◆ **What the task requires**
Transcribe the entries that follow exactly as they appear, minus pictures.

◆ **Code that draws figures**
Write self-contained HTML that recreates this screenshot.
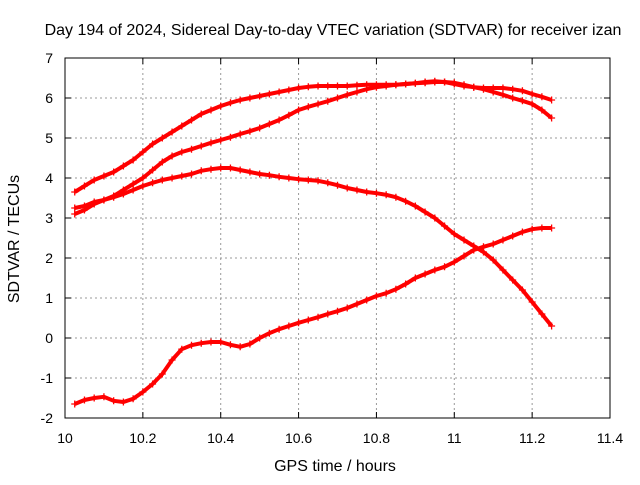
<!DOCTYPE html>
<html><head><meta charset="utf-8"><style>
body{margin:0;background:#fff;font-family:"Liberation Sans",sans-serif}
svg text{font-family:"Liberation Sans",sans-serif;font-size:14px;fill:#000}
svg text.big{font-size:16px}
</style></head><body>
<svg id="c" width="640" height="480">
<text class="big" x="333" y="35" text-anchor="middle">Day 194 of 2024, Sidereal Day-to-day VTEC variation (SDTVAR) for receiver izan</text>
<text class="big" x="335" y="471" text-anchor="middle">GPS time / hours</text>
<text class="big" transform="translate(19,239) rotate(-90)" text-anchor="middle">SDTVAR / TECUs</text>
<g id="grid"></g><g id="series"></g>
<rect x="65" y="58" width="545" height="360" fill="none" stroke="#000"/>
</svg>
<script>
const xTicks=[10,10.2,10.4,10.6,10.8,11,11.2,11.4];
const xTickLabels=["10","10.2","10.4","10.6","10.8","11","11.2","11.4"];
const yTicks=[-2,-1,0,1,2,3,4,5,6,7];
const xStart=10.025, xStep=0.025;
const seriesA=[3.65,3.8,3.95,4.05,4.15,4.3,4.45,4.65,4.85,5.0,5.15,5.3,5.45,5.6,5.7,5.8,5.88,5.95,6.0,6.05,6.1,6.15,6.2,6.25,6.28,6.3,6.3,6.3,6.3,6.32,6.33,6.33,6.33,6.33,6.35,6.37,6.4,6.42,6.4,6.35,6.3,6.27,6.25,6.25,6.25,6.22,6.18,6.1,6.03,5.95];
const seriesB=[3.25,3.3,3.4,3.45,3.55,3.7,3.85,4.0,4.2,4.4,4.55,4.65,4.72,4.8,4.88,4.95,5.02,5.1,5.17,5.25,5.35,5.45,5.57,5.7,5.78,5.85,5.92,6.0,6.08,6.15,6.22,6.27,6.3,6.33,6.35,6.37,6.38,6.4,6.4,6.38,6.33,6.27,6.22,6.15,6.08,6.0,5.93,5.85,5.7,5.5];
const seriesC=[3.1,3.2,3.35,3.45,3.52,3.6,3.7,3.8,3.88,3.95,4.0,4.05,4.1,4.18,4.22,4.25,4.25,4.2,4.15,4.1,4.07,4.03,4.0,3.97,3.95,3.93,3.88,3.82,3.75,3.7,3.65,3.62,3.58,3.52,3.42,3.3,3.15,3.0,2.8,2.6,2.45,2.3,2.15,1.95,1.7,1.45,1.2,0.9,0.6,0.3];
const seriesD=[-1.65,-1.55,-1.5,-1.47,-1.57,-1.6,-1.52,-1.35,-1.15,-0.9,-0.55,-0.28,-0.18,-0.13,-0.1,-0.1,-0.17,-0.22,-0.15,0.0,0.12,0.22,0.3,0.38,0.45,0.52,0.6,0.67,0.75,0.85,0.95,1.05,1.12,1.22,1.35,1.5,1.6,1.7,1.78,1.9,2.05,2.2,2.28,2.35,2.45,2.55,2.65,2.72,2.75,2.75];
const X=v=>65+(v-10)*545/1.4, Y=v=>418-(v+2)*40;
const NS="http://www.w3.org/2000/svg";
const g=document.getElementById('grid'), s=document.getElementById('series');
function mk(t,a,p){const e=document.createElementNS(NS,t);for(const k in a)e.setAttribute(k,a[k]);p.appendChild(e);return e;}
xTicks.forEach((v,i)=>{
 const x=X(v);
 if(i>0&&i<xTicks.length-1){const l=mk('line',{x1:x,x2:x,y1:58,y2:418,stroke:'#999','stroke-dasharray':'2,3'},g);
 
 }
 mk('line',{x1:x,x2:x,y1:418,y2:412,stroke:'#000'},g);mk('line',{x1:x,x2:x,y1:58,y2:64,stroke:'#000'},g);
 const t=mk('text',{x:x,y:443,'text-anchor':'middle'},g);t.textContent=xTickLabels[i];
 
 
});
yTicks.forEach((v,i)=>{
 const y=Y(v);
 if(i>0&&i<yTicks.length-1){const l=mk('line',{x1:65,x2:610,y1:y,y2:y,stroke:'#999','stroke-dasharray':'2,3'},g);
 
 }
 mk('line',{x1:65,x2:71,y1:y,y2:y,stroke:'#000'},g);mk('line',{x1:610,x2:604,y1:y,y2:y,stroke:'#000'},g);
 const t=mk('text',{x:53,y:y+5,'text-anchor':'end'},g);t.textContent=String(v);
 
 
});
[seriesA,seriesB,seriesC,seriesD].forEach((arr,si)=>{
 const grp=mk('g',{},s);
 
 
 const pts=arr.map((v,i)=>[X(xStart+i*xStep),Y(v)]);
 mk('polyline',{points:pts.map(p=>p.join(',')).join(' '),fill:'none',stroke:'#f00','stroke-width':4,'stroke-linejoin':'round'},grp);
 pts.forEach(p=>{
  const m=mk('path',{d:`M${p[0]-3.5},${p[1]}h7M${p[0]},${p[1]-3.5}v7`,stroke:'#f00','stroke-width':1.3},grp);
  
  
 });
});
</script>
</body></html>
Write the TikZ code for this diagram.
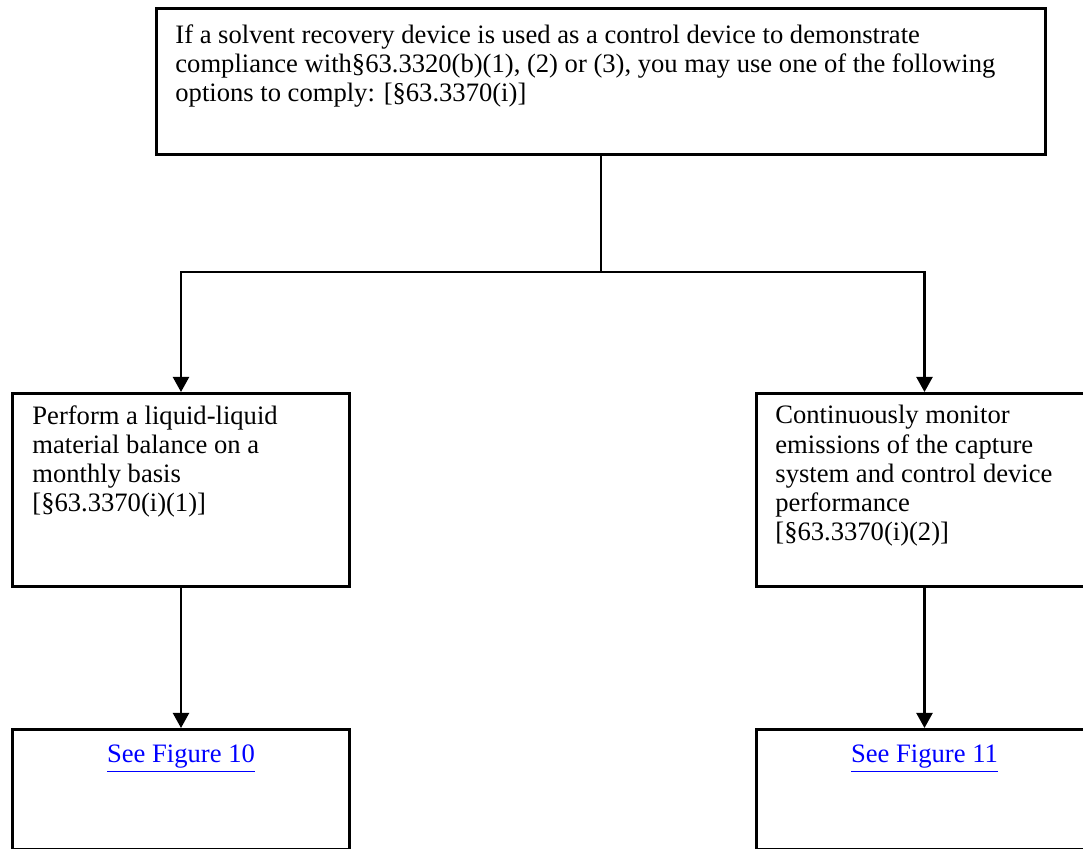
\documentclass[tikz,border=0pt]{standalone}
\usepackage{fontspec}
\setmainfont{Liberation Serif}
\usetikzlibrary{arrows.meta}
\definecolor{linkblue}{RGB}{0,0,255}
\begin{document}
\begin{tikzpicture}[x=0.5pt,y=-0.5pt,
  box/.style={draw,line width=1.5pt,rectangle,inner sep=0pt,anchor=north west},
  txt/.style={anchor=north west,inner sep=0pt,align=left,font=\fontsize{13.3}{14.6}\selectfont},
  link/.style={anchor=base,inner sep=0pt,text=linkblue,font=\fontsize{13.3}{14.6}\selectfont},
  conn/.style={line width=1.1pt},
  arr/.style={conn,-{Triangle[length=7.5pt,width=8pt]}}]
\useasboundingbox (0,0) rectangle (1083,849);
% boxes
\node[box,minimum width=444.5pt,minimum height=73pt] (top) at (155,7) {};
\node[box,minimum width=168.5pt,minimum height=96.5pt] (left) at (11,392) {};
\node[box,minimum width=168pt,minimum height=96.5pt] (right) at (755,392) {};
\node[box,minimum width=168.5pt,minimum height=60pt] (bl) at (11,728) {};
\node[box,minimum width=168pt,minimum height=60pt] (br) at (755,728) {};
% texts
\node[txt] (toptxt) at (175,24) {If a solvent recovery device is used as a control device to demonstrate\\
compliance with§63.3320(b)(1), (2) or (3), you may use one of the following\\
options to comply: [§63.3370(i)]};
\node[txt] (lefttxt) at (32,405) {Perform a liquid-liquid\\material balance on a\\monthly basis\\{}[§63.3370(i)(1)]};
\node[txt] (righttxt) at (775,405) {Continuously monitor\\emissions of the capture\\system and control device\\performance\\{}[§63.3370(i)(2)]};
\node[link] (bltxt) at (bl.north |- 0,763) {\underline{See Figure 10}};
\node[link] (brtxt) at (br.north |- 0,763) {\underline{See Figure 11}};
% connectors
\coordinate (j) at (top.south |- 0,272);
\draw[conn] (top.south) -- (j);
\draw[arr] (j) -| (left.north);
\draw[arr] (j) -| (right.north);
\draw[arr] (left.south) -- (bl.north);
\draw[arr] (right.south) -- (br.north);
\end{tikzpicture}
\end{document}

◆ **Right answer**
Write self-contained HTML that recreates this screenshot.
<!DOCTYPE html>
<html><head><meta charset="utf-8"><style>
body{margin:0;background:#fff;font-family:"Liberation Sans",sans-serif}
svg text{font-family:"Liberation Sans",sans-serif;font-size:14px;fill:#000}
svg text.big{font-size:16px}
</style></head><body>
<svg id="c" width="640" height="480">
<text class="big" x="333" y="35" text-anchor="middle">Day 194 of 2024, Sidereal Day-to-day VTEC variation (SDTVAR) for receiver izan</text>
<text class="big" x="335" y="471" text-anchor="middle">GPS time / hours</text>
<text class="big" transform="translate(19,239) rotate(-90)" text-anchor="middle">SDTVAR / TECUs</text>
<g id="grid"></g><g id="series"></g>
<rect x="65" y="58" width="545" height="360" fill="none" stroke="#000"/>
</svg>
<script>
const xTicks=[10,10.2,10.4,10.6,10.8,11,11.2,11.4];
const xTickLabels=["10","10.2","10.4","10.6","10.8","11","11.2","11.4"];
const yTicks=[-2,-1,0,1,2,3,4,5,6,7];
const xStart=10.025, xStep=0.025;
const seriesA=[3.65,3.8,3.95,4.05,4.15,4.3,4.45,4.65,4.85,5.0,5.15,5.3,5.45,5.6,5.7,5.8,5.88,5.95,6.0,6.05,6.1,6.15,6.2,6.25,6.28,6.3,6.3,6.3,6.3,6.32,6.33,6.33,6.33,6.33,6.35,6.37,6.4,6.42,6.4,6.35,6.3,6.27,6.25,6.25,6.25,6.22,6.18,6.1,6.03,5.95];
const seriesB=[3.25,3.3,3.4,3.45,3.55,3.7,3.85,4.0,4.2,4.4,4.55,4.65,4.72,4.8,4.88,4.95,5.02,5.1,5.17,5.25,5.35,5.45,5.57,5.7,5.78,5.85,5.92,6.0,6.08,6.15,6.22,6.27,6.3,6.33,6.35,6.37,6.38,6.4,6.4,6.38,6.33,6.27,6.22,6.15,6.08,6.0,5.93,5.85,5.7,5.5];
const seriesC=[3.1,3.2,3.35,3.45,3.52,3.6,3.7,3.8,3.88,3.95,4.0,4.05,4.1,4.18,4.22,4.25,4.25,4.2,4.15,4.1,4.07,4.03,4.0,3.97,3.95,3.93,3.88,3.82,3.75,3.7,3.65,3.62,3.58,3.52,3.42,3.3,3.15,3.0,2.8,2.6,2.45,2.3,2.15,1.95,1.7,1.45,1.2,0.9,0.6,0.3];
const seriesD=[-1.65,-1.55,-1.5,-1.47,-1.57,-1.6,-1.52,-1.35,-1.15,-0.9,-0.55,-0.28,-0.18,-0.13,-0.1,-0.1,-0.17,-0.22,-0.15,0.0,0.12,0.22,0.3,0.38,0.45,0.52,0.6,0.67,0.75,0.85,0.95,1.05,1.12,1.22,1.35,1.5,1.6,1.7,1.78,1.9,2.05,2.2,2.28,2.35,2.45,2.55,2.65,2.72,2.75,2.75];
const X=v=>65+(v-10)*545/1.4, Y=v=>418-(v+2)*40;
const NS="http://www.w3.org/2000/svg";
const g=document.getElementById('grid'), s=document.getElementById('series');
function mk(t,a,p){const e=document.createElementNS(NS,t);for(const k in a)e.setAttribute(k,a[k]);p.appendChild(e);return e;}
xTicks.forEach((v,i)=>{
 const x=X(v);
 if(i>0&&i<xTicks.length-1){const l=mk('line',{x1:x,x2:x,y1:58,y2:418,stroke:'#999','stroke-dasharray':'2,3'},g);
 
 }
 mk('line',{x1:x,x2:x,y1:418,y2:412,stroke:'#000'},g);mk('line',{x1:x,x2:x,y1:58,y2:64,stroke:'#000'},g);
 const t=mk('text',{x:x,y:443,'text-anchor':'middle'},g);t.textContent=xTickLabels[i];
 
 
});
yTicks.forEach((v,i)=>{
 const y=Y(v);
 if(i>0&&i<yTicks.length-1){const l=mk('line',{x1:65,x2:610,y1:y,y2:y,stroke:'#999','stroke-dasharray':'2,3'},g);
 
 }
 mk('line',{x1:65,x2:71,y1:y,y2:y,stroke:'#000'},g);mk('line',{x1:610,x2:604,y1:y,y2:y,stroke:'#000'},g);
 const t=mk('text',{x:53,y:y+5,'text-anchor':'end'},g);t.textContent=String(v);
 
 
});
[seriesA,seriesB,seriesC,seriesD].forEach((arr,si)=>{
 const grp=mk('g',{},s);
 
 
 const pts=arr.map((v,i)=>[X(xStart+i*xStep),Y(v)]);
 mk('polyline',{points:pts.map(p=>p.join(',')).join(' '),fill:'none',stroke:'#f00','stroke-width':4,'stroke-linejoin':'round'},grp);
 pts.forEach(p=>{
  const m=mk('path',{d:`M${p[0]-3.5},${p[1]}h7M${p[0]},${p[1]-3.5}v7`,stroke:'#f00','stroke-width':1.3},grp);
  
  
 });
});
</script>
</body></html>
Write the TikZ code for this diagram.
\documentclass[tikz,border=0pt]{standalone}
\usepackage{fontspec}
\setmainfont{Liberation Serif}
\usetikzlibrary{arrows.meta}
\definecolor{linkblue}{RGB}{0,0,255}
\begin{document}
\begin{tikzpicture}[x=0.5pt,y=-0.5pt,
  box/.style={draw,line width=1.5pt,rectangle,inner sep=0pt,anchor=north west},
  txt/.style={anchor=north west,inner sep=0pt,align=left,font=\fontsize{13.3}{14.6}\selectfont},
  link/.style={anchor=base,inner sep=0pt,text=linkblue,font=\fontsize{13.3}{14.6}\selectfont},
  conn/.style={line width=1.1pt},
  arr/.style={conn,-{Triangle[length=7.5pt,width=8pt]}}]
\useasboundingbox (0,0) rectangle (1083,849);
% boxes
\node[box,minimum width=444.5pt,minimum height=73pt] (top) at (155,7) {};
\node[box,minimum width=168.5pt,minimum height=96.5pt] (left) at (11,392) {};
\node[box,minimum width=168pt,minimum height=96.5pt] (right) at (755,392) {};
\node[box,minimum width=168.5pt,minimum height=60pt] (bl) at (11,728) {};
\node[box,minimum width=168pt,minimum height=60pt] (br) at (755,728) {};
% texts
\node[txt] (toptxt) at (175,24) {If a solvent recovery device is used as a control device to demonstrate\\
compliance with§63.3320(b)(1), (2) or (3), you may use one of the following\\
options to comply: [§63.3370(i)]};
\node[txt] (lefttxt) at (32,405) {Perform a liquid-liquid\\material balance on a\\monthly basis\\{}[§63.3370(i)(1)]};
\node[txt] (righttxt) at (775,405) {Continuously monitor\\emissions of the capture\\system and control device\\performance\\{}[§63.3370(i)(2)]};
\node[link] (bltxt) at (bl.north |- 0,763) {\underline{See Figure 10}};
\node[link] (brtxt) at (br.north |- 0,763) {\underline{See Figure 11}};
% connectors
\coordinate (j) at (top.south |- 0,272);
\draw[conn] (top.south) -- (j);
\draw[arr] (j) -| (left.north);
\draw[arr] (j) -| (right.north);
\draw[arr] (left.south) -- (bl.north);
\draw[arr] (right.south) -- (br.north);
\end{tikzpicture}
\end{document}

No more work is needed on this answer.